### Data excerpt

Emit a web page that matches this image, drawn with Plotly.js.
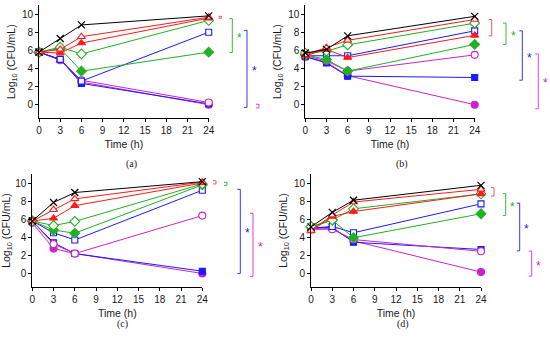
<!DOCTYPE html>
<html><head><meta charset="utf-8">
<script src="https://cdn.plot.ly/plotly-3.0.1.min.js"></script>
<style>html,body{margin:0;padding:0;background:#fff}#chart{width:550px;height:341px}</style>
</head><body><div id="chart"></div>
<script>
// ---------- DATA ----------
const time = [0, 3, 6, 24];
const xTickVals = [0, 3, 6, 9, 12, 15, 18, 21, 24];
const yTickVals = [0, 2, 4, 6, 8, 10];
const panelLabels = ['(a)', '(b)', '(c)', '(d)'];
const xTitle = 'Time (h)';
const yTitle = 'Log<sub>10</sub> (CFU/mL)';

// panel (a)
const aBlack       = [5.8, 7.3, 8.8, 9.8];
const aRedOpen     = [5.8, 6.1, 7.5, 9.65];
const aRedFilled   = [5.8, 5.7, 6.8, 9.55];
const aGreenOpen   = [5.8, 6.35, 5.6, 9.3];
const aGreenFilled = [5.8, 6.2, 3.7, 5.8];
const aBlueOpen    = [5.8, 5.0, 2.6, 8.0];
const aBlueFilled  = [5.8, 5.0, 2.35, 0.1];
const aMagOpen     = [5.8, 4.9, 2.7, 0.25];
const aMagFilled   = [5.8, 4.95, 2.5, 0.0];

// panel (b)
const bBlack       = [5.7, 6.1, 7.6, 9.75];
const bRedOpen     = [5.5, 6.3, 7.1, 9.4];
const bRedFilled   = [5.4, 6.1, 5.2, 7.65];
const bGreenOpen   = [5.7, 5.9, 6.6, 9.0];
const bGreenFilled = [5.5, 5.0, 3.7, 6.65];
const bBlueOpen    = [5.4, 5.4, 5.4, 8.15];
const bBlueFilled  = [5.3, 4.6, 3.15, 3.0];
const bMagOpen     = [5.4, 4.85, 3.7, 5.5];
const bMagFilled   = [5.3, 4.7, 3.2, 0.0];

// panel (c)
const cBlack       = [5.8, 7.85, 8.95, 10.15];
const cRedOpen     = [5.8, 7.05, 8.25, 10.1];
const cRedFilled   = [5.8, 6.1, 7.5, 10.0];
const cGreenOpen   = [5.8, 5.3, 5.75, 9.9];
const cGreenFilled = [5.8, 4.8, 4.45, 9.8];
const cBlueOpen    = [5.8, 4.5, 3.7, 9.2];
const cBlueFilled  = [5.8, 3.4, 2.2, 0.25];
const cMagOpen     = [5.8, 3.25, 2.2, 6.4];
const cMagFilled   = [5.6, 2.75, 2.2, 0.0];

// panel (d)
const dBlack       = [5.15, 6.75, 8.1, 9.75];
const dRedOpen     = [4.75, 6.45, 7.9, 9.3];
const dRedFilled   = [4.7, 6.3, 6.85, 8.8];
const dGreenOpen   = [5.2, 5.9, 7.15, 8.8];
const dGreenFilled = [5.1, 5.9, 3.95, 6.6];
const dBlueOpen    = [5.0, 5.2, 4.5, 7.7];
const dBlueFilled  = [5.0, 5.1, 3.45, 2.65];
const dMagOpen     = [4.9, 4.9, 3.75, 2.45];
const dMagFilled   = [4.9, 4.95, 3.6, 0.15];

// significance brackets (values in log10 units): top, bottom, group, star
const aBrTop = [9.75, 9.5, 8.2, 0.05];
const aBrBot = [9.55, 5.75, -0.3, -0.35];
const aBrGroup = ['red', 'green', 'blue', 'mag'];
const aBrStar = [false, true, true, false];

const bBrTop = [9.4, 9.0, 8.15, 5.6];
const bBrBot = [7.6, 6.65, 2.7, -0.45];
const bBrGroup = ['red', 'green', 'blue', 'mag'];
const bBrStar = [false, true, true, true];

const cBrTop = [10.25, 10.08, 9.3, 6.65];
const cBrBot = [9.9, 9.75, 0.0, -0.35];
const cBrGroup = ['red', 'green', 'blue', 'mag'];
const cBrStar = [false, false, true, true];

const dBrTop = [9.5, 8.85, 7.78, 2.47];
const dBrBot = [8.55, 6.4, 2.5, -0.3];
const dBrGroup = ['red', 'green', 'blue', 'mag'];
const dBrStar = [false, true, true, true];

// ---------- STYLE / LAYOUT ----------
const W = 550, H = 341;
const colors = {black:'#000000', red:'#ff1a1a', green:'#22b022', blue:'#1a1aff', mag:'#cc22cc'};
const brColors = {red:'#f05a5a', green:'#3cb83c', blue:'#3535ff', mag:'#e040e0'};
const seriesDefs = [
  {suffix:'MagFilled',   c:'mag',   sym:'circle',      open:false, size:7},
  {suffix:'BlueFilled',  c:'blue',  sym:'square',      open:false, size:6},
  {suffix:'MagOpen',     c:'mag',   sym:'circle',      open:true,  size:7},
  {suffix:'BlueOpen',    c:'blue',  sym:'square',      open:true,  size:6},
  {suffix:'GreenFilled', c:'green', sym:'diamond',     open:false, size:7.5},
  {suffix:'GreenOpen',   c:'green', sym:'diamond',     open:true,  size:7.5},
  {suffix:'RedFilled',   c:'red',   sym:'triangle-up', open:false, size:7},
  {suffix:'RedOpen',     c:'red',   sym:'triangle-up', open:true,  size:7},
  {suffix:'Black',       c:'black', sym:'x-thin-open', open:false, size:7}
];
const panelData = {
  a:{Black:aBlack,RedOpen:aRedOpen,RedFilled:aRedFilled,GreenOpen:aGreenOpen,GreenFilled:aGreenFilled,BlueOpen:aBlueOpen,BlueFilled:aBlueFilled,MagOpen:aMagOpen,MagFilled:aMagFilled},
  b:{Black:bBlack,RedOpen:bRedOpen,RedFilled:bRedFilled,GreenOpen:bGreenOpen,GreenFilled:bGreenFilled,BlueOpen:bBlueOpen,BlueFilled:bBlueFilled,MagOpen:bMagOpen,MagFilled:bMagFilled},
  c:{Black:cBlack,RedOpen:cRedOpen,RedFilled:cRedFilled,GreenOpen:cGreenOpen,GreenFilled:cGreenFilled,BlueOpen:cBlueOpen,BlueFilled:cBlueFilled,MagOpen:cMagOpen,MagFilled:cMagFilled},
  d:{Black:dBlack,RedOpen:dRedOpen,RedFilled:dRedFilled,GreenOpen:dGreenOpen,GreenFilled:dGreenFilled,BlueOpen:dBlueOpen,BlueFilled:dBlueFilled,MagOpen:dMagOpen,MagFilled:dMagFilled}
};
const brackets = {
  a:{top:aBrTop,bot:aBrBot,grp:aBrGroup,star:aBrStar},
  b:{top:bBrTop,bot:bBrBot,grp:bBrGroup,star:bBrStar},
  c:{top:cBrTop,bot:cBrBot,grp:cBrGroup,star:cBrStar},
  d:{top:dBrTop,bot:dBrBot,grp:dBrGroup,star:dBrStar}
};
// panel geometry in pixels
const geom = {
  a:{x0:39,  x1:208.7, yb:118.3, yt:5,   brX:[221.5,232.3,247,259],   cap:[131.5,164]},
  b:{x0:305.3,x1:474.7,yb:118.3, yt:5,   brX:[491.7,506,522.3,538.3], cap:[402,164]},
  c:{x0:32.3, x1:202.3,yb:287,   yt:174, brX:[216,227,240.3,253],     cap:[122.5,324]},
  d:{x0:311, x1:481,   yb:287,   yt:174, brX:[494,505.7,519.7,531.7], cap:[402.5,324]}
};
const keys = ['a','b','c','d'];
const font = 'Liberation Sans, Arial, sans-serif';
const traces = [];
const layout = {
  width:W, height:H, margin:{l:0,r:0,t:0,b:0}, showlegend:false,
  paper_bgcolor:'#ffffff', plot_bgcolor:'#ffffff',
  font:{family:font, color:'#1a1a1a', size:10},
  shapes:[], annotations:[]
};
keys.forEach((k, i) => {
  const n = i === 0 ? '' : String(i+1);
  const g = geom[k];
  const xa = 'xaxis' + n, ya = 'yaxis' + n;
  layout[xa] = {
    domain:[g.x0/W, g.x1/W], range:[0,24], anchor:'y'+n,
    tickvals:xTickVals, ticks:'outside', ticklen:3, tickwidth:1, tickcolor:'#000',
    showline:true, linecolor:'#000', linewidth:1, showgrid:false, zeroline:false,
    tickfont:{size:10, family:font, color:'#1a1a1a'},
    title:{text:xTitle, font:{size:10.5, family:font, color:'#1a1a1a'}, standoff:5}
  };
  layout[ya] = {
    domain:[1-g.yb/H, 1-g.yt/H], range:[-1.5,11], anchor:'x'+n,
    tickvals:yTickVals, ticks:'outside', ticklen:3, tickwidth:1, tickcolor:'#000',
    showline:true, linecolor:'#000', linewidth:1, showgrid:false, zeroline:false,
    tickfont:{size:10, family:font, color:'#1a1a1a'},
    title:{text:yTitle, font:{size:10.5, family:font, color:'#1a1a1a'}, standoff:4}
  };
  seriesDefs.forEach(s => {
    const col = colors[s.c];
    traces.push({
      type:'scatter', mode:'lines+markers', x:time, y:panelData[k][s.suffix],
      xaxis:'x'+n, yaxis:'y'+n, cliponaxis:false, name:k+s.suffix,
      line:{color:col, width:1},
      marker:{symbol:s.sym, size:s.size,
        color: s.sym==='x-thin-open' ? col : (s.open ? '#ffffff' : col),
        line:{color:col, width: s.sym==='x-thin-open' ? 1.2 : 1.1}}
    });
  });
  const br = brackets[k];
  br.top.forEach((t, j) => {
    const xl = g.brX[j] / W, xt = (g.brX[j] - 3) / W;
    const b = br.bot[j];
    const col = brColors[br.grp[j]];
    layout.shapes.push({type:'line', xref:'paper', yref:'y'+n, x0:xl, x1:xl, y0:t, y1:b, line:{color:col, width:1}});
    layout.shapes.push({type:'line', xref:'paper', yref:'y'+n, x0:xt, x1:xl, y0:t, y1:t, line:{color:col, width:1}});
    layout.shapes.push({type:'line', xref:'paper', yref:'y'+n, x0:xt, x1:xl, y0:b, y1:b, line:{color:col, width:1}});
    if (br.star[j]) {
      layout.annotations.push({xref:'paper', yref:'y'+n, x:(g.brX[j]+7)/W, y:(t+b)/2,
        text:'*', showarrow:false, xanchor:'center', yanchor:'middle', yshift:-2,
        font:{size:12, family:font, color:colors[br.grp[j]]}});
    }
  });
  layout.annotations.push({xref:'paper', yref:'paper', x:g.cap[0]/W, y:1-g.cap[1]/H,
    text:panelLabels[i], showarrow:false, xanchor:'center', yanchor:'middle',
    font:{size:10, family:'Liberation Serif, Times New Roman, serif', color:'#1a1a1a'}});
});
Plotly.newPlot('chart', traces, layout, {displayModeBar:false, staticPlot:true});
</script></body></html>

### What the exercise asks
From the first line of the listing above, repeat every line through the one holding "4.95, 2.5, 0.0];". Both ends count, and pictures stay out.

### Exercise response
Emit a web page that matches this image, drawn with Plotly.js.
<!DOCTYPE html>
<html><head><meta charset="utf-8">
<script src="https://cdn.plot.ly/plotly-3.0.1.min.js"></script>
<style>html,body{margin:0;padding:0;background:#fff}#chart{width:550px;height:341px}</style>
</head><body><div id="chart"></div>
<script>
// ---------- DATA ----------
const time = [0, 3, 6, 24];
const xTickVals = [0, 3, 6, 9, 12, 15, 18, 21, 24];
const yTickVals = [0, 2, 4, 6, 8, 10];
const panelLabels = ['(a)', '(b)', '(c)', '(d)'];
const xTitle = 'Time (h)';
const yTitle = 'Log<sub>10</sub> (CFU/mL)';

// panel (a)
const aBlack       = [5.8, 7.3, 8.8, 9.8];
const aRedOpen     = [5.8, 6.1, 7.5, 9.65];
const aRedFilled   = [5.8, 5.7, 6.8, 9.55];
const aGreenOpen   = [5.8, 6.35, 5.6, 9.3];
const aGreenFilled = [5.8, 6.2, 3.7, 5.8];
const aBlueOpen    = [5.8, 5.0, 2.6, 8.0];
const aBlueFilled  = [5.8, 5.0, 2.35, 0.1];
const aMagOpen     = [5.8, 4.9, 2.7, 0.25];
const aMagFilled   = [5.8, 4.95, 2.5, 0.0];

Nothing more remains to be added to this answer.